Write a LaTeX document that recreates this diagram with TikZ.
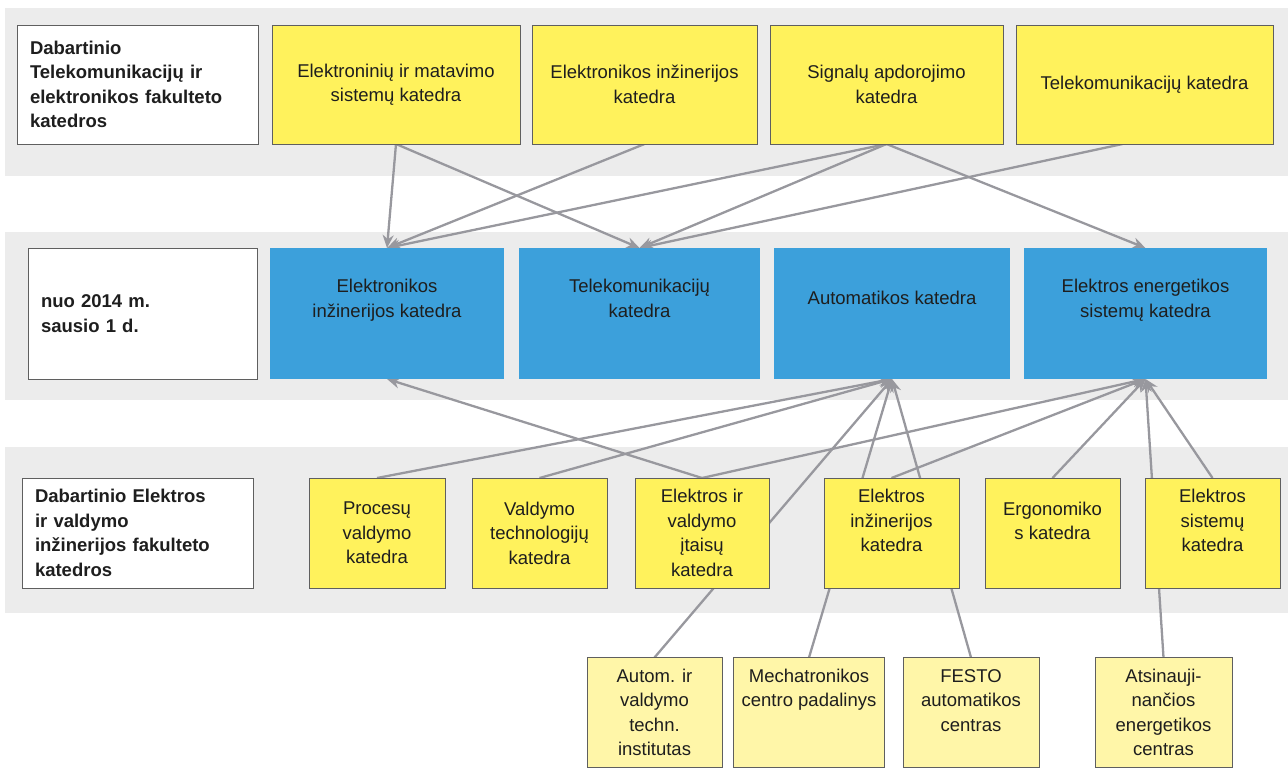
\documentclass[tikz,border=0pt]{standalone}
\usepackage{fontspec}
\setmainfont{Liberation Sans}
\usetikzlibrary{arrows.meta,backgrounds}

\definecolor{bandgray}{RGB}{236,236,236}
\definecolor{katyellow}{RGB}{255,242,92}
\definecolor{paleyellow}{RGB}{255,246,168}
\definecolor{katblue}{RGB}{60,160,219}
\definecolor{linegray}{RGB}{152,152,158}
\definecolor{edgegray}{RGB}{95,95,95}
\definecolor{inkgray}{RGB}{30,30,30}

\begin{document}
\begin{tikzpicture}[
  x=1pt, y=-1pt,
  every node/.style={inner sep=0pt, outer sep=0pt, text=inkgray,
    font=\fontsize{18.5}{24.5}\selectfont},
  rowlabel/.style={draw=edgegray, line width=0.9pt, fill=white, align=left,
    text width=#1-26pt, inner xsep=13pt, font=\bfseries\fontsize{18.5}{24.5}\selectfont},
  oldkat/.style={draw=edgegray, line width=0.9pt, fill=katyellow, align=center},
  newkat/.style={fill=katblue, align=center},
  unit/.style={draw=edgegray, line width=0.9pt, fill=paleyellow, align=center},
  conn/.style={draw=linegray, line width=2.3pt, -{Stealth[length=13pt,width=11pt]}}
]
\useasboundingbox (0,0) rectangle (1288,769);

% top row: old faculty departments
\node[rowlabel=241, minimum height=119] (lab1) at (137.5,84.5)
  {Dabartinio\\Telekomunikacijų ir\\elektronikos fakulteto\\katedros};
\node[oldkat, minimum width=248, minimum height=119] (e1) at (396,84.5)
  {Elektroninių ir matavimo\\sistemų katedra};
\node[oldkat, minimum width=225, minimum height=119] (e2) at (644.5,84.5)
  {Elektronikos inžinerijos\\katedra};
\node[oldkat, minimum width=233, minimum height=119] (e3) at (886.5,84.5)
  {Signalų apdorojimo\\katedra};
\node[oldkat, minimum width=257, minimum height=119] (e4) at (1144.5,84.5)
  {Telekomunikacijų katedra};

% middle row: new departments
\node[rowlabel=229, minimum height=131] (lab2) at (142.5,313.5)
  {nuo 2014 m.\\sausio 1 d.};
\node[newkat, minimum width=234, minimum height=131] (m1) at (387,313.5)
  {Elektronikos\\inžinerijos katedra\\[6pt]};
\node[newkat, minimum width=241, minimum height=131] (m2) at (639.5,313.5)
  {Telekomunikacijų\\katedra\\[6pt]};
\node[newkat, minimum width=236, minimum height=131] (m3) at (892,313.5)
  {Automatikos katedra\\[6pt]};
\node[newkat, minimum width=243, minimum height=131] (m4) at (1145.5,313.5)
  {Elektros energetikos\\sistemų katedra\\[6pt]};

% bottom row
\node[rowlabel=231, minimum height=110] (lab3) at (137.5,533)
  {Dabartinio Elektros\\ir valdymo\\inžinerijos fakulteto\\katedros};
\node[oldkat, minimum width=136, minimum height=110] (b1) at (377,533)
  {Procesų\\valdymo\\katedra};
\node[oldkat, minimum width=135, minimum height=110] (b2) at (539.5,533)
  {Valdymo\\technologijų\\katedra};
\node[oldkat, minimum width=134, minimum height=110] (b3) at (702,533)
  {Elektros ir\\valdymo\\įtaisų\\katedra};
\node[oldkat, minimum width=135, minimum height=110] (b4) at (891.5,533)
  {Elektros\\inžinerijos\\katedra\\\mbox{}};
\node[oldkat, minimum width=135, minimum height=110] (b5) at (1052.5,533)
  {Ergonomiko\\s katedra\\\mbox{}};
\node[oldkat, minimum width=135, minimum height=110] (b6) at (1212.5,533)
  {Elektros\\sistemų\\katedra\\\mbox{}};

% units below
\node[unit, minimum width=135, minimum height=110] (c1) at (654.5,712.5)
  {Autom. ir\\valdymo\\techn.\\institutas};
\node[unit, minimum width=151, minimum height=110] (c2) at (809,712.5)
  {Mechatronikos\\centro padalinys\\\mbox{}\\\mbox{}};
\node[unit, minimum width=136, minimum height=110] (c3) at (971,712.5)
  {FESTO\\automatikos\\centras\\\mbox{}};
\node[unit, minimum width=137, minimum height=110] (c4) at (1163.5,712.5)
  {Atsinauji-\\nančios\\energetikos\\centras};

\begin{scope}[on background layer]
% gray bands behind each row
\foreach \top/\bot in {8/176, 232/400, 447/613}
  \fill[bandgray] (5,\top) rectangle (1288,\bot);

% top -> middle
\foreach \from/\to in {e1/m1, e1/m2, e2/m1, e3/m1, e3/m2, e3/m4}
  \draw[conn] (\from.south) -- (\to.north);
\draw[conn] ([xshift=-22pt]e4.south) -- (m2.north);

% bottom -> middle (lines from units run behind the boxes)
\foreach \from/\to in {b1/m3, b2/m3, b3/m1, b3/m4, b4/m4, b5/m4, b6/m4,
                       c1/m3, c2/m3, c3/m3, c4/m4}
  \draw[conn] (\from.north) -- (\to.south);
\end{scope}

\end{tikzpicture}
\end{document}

* * *

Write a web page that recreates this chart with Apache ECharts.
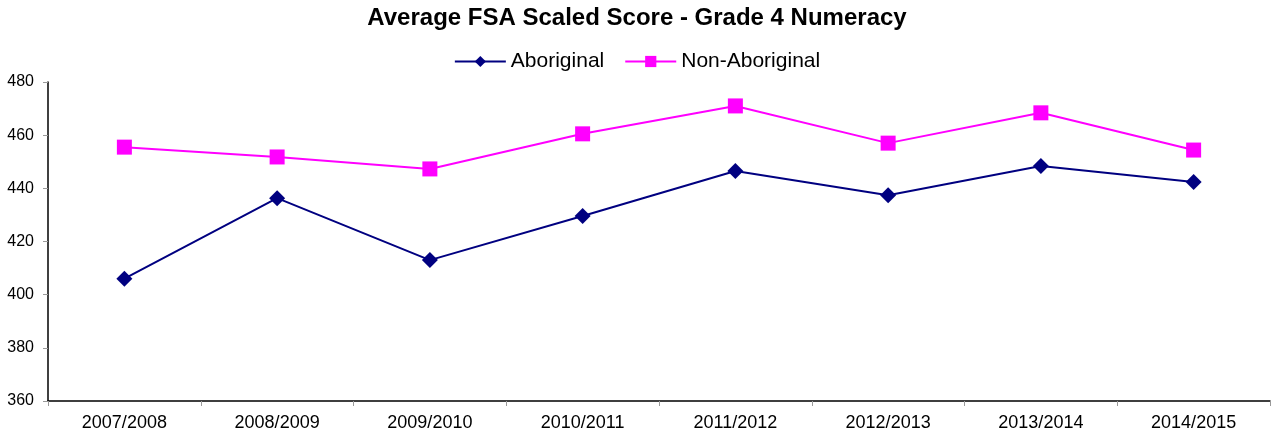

GIVEN TASK: List the lines of the material in which the word "this" occurs.

FINAL RESULT:
Write a LaTeX document that recreates this diagram with TikZ.
Write a web page that recreates this chart with Apache ECharts.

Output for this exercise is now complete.